## Given exercise:
From the listing that follows, output everything exactly except the pictures.

** Start **

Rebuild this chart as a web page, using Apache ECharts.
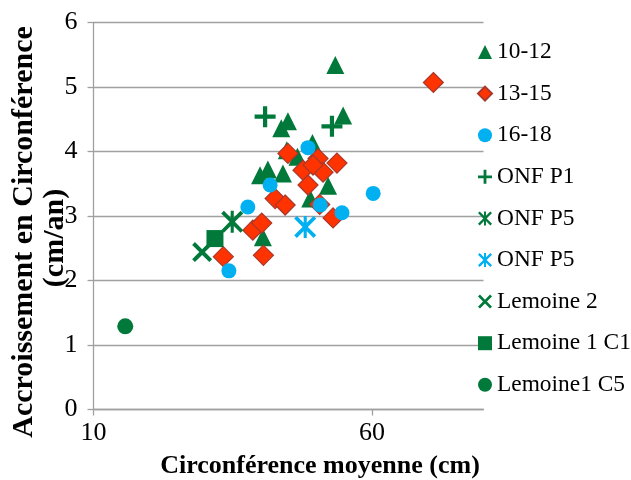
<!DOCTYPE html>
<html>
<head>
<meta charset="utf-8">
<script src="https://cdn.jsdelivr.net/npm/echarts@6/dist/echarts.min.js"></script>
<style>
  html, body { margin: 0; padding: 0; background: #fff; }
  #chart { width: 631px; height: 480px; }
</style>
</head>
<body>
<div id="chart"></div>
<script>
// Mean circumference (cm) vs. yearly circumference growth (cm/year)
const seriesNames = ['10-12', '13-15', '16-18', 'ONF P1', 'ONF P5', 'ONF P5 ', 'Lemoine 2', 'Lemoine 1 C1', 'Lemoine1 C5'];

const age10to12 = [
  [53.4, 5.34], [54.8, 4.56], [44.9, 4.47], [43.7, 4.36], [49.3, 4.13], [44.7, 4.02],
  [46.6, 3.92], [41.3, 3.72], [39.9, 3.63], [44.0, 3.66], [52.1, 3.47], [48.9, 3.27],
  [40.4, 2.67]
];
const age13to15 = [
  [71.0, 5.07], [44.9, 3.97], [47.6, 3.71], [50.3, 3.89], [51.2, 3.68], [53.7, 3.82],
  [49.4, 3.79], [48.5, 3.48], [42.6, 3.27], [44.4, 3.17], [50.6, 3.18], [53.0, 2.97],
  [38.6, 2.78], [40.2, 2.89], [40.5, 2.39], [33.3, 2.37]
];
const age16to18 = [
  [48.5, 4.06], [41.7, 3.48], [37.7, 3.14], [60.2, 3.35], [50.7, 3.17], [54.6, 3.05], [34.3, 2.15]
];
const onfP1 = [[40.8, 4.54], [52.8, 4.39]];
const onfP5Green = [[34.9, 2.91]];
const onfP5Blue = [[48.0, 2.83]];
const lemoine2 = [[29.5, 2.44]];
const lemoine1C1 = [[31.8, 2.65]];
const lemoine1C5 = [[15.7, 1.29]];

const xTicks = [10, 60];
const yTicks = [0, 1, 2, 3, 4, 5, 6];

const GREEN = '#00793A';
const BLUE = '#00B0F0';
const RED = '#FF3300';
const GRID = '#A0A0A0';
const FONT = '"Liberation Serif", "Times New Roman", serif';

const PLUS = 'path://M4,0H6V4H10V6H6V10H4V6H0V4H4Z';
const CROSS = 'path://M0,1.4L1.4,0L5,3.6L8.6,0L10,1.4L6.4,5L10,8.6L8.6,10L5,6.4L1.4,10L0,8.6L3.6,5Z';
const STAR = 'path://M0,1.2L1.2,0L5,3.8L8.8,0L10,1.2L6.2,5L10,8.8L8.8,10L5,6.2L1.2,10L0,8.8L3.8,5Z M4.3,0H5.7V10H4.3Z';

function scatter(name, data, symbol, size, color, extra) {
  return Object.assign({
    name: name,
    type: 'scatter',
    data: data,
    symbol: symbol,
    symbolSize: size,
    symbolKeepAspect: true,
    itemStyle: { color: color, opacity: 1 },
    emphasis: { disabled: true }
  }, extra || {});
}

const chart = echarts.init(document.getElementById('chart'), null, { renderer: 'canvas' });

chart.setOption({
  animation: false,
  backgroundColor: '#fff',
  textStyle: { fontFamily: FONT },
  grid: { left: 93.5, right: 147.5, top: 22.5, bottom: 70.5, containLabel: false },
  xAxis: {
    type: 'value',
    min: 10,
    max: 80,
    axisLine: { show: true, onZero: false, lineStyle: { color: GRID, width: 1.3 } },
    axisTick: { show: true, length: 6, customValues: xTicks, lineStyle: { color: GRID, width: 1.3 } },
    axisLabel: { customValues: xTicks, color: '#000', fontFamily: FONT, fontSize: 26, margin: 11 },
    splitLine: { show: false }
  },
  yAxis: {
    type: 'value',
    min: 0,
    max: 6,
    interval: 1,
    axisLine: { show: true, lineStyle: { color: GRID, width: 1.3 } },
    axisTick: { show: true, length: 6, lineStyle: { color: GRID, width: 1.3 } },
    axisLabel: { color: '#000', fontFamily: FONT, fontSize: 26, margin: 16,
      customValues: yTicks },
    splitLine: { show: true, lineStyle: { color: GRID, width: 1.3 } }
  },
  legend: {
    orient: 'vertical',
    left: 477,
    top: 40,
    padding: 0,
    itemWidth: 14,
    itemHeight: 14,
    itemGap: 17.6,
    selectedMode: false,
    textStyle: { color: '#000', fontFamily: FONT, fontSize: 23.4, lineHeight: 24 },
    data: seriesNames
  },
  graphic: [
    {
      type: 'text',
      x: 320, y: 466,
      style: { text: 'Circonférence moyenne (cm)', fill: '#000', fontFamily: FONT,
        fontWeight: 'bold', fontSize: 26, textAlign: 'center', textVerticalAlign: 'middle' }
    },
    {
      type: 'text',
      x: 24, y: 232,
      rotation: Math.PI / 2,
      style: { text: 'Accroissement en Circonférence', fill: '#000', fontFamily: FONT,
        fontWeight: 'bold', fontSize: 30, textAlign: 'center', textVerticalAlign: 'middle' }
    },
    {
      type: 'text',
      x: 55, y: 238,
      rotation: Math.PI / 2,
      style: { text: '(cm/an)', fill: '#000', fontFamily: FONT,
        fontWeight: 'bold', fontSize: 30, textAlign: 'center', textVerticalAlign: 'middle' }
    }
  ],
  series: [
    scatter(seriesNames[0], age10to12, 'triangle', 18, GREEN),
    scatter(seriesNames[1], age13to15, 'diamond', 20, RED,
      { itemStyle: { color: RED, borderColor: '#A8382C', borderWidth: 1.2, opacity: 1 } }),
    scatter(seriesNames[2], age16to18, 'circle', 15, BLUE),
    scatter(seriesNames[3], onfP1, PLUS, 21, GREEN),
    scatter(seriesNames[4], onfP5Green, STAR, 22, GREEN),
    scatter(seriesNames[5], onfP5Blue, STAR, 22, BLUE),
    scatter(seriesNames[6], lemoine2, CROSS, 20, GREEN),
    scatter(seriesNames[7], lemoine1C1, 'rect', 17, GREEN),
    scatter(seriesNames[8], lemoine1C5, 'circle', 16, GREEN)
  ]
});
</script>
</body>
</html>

** End **

## Written response:
Rebuild this chart as a web page, using Apache ECharts.
<!DOCTYPE html>
<html>
<head>
<meta charset="utf-8">
<script src="https://cdn.jsdelivr.net/npm/echarts@6/dist/echarts.min.js"></script>
<style>
  html, body { margin: 0; padding: 0; background: #fff; }
  #chart { width: 631px; height: 480px; }
</style>
</head>
<body>
<div id="chart"></div>
<script>
// Mean circumference (cm) vs. yearly circumference growth (cm/year)
const seriesNames = ['10-12', '13-15', '16-18', 'ONF P1', 'ONF P5', 'ONF P5 ', 'Lemoine 2', 'Lemoine 1 C1', 'Lemoine1 C5'];

const age10to12 = [
  [53.4, 5.34], [54.8, 4.56], [44.9, 4.47], [43.7, 4.36], [49.3, 4.13], [44.7, 4.02],
  [46.6, 3.92], [41.3, 3.72], [39.9, 3.63], [44.0, 3.66], [52.1, 3.47], [48.9, 3.27],
  [40.4, 2.67]
];
const age13to15 = [
  [71.0, 5.07], [44.9, 3.97], [47.6, 3.71], [50.3, 3.89], [51.2, 3.68], [53.7, 3.82],
  [49.4, 3.79], [48.5, 3.48], [42.6, 3.27], [44.4, 3.17], [50.6, 3.18], [53.0, 2.97],
  [38.6, 2.78], [40.2, 2.89], [40.5, 2.39], [33.3, 2.37]
];
const age16to18 = [
  [48.5, 4.06], [41.7, 3.48], [37.7, 3.14], [60.2, 3.35], [50.7, 3.17], [54.6, 3.05], [34.3, 2.15]
];
const onfP1 = [[40.8, 4.54], [52.8, 4.39]];
const onfP5Green = [[34.9, 2.91]];
const onfP5Blue = [[48.0, 2.83]];
const lemoine2 = [[29.5, 2.44]];
const lemoine1C1 = [[31.8, 2.65]];
const lemoine1C5 = [[15.7, 1.29]];

const xTicks = [10, 60];
const yTicks = [0, 1, 2, 3, 4, 5, 6];

const GREEN = '#00793A';
const BLUE = '#00B0F0';
const RED = '#FF3300';
const GRID = '#A0A0A0';
const FONT = '"Liberation Serif", "Times New Roman", serif';

const PLUS = 'path://M4,0H6V4H10V6H6V10H4V6H0V4H4Z';
const CROSS = 'path://M0,1.4L1.4,0L5,3.6L8.6,0L10,1.4L6.4,5L10,8.6L8.6,10L5,6.4L1.4,10L0,8.6L3.6,5Z';
const STAR = 'path://M0,1.2L1.2,0L5,3.8L8.8,0L10,1.2L6.2,5L10,8.8L8.8,10L5,6.2L1.2,10L0,8.8L3.8,5Z M4.3,0H5.7V10H4.3Z';

function scatter(name, data, symbol, size, color, extra) {
  return Object.assign({
    name: name,
    type: 'scatter',
    data: data,
    symbol: symbol,
    symbolSize: size,
    symbolKeepAspect: true,
    itemStyle: { color: color, opacity: 1 },
    emphasis: { disabled: true }
  }, extra || {});
}

const chart = echarts.init(document.getElementById('chart'), null, { renderer: 'canvas' });

chart.setOption({
  animation: false,
  backgroundColor: '#fff',
  textStyle: { fontFamily: FONT },
  grid: { left: 93.5, right: 147.5, top: 22.5, bottom: 70.5, containLabel: false },
  xAxis: {
    type: 'value',
    min: 10,
    max: 80,
    axisLine: { show: true, onZero: false, lineStyle: { color: GRID, width: 1.3 } },
    axisTick: { show: true, length: 6, customValues: xTicks, lineStyle: { color: GRID, width: 1.3 } },
    axisLabel: { customValues: xTicks, color: '#000', fontFamily: FONT, fontSize: 26, margin: 11 },
    splitLine: { show: false }
  },
  yAxis: {
    type: 'value',
    min: 0,
    max: 6,
    interval: 1,
    axisLine: { show: true, lineStyle: { color: GRID, width: 1.3 } },
    axisTick: { show: true, length: 6, lineStyle: { color: GRID, width: 1.3 } },
    axisLabel: { color: '#000', fontFamily: FONT, fontSize: 26, margin: 16,
      customValues: yTicks },
    splitLine: { show: true, lineStyle: { color: GRID, width: 1.3 } }
  },
  legend: {
    orient: 'vertical',
    left: 477,
    top: 40,
    padding: 0,
    itemWidth: 14,
    itemHeight: 14,
    itemGap: 17.6,
    selectedMode: false,
    textStyle: { color: '#000', fontFamily: FONT, fontSize: 23.4, lineHeight: 24 },
    data: seriesNames
  },
  graphic: [
    {
      type: 'text',
      x: 320, y: 466,
      style: { text: 'Circonférence moyenne (cm)', fill: '#000', fontFamily: FONT,
        fontWeight: 'bold', fontSize: 26, textAlign: 'center', textVerticalAlign: 'middle' }
    },
    {
      type: 'text',
      x: 24, y: 232,
      rotation: Math.PI / 2,
      style: { text: 'Accroissement en Circonférence', fill: '#000', fontFamily: FONT,
        fontWeight: 'bold', fontSize: 30, textAlign: 'center', textVerticalAlign: 'middle' }
    },
    {
      type: 'text',
      x: 55, y: 238,
      rotation: Math.PI / 2,
      style: { text: '(cm/an)', fill: '#000', fontFamily: FONT,
        fontWeight: 'bold', fontSize: 30, textAlign: 'center', textVerticalAlign: 'middle' }
    }
  ],
  series: [
    scatter(seriesNames[0], age10to12, 'triangle', 18, GREEN),
    scatter(seriesNames[1], age13to15, 'diamond', 20, RED,
      { itemStyle: { color: RED, borderColor: '#A8382C', borderWidth: 1.2, opacity: 1 } }),
    scatter(seriesNames[2], age16to18, 'circle', 15, BLUE),
    scatter(seriesNames[3], onfP1, PLUS, 21, GREEN),
    scatter(seriesNames[4], onfP5Green, STAR, 22, GREEN),
    scatter(seriesNames[5], onfP5Blue, STAR, 22, BLUE),
    scatter(seriesNames[6], lemoine2, CROSS, 20, GREEN),
    scatter(seriesNames[7], lemoine1C1, 'rect', 17, GREEN),
    scatter(seriesNames[8], lemoine1C5, 'circle', 16, GREEN)
  ]
});
</script>
</body>
</html>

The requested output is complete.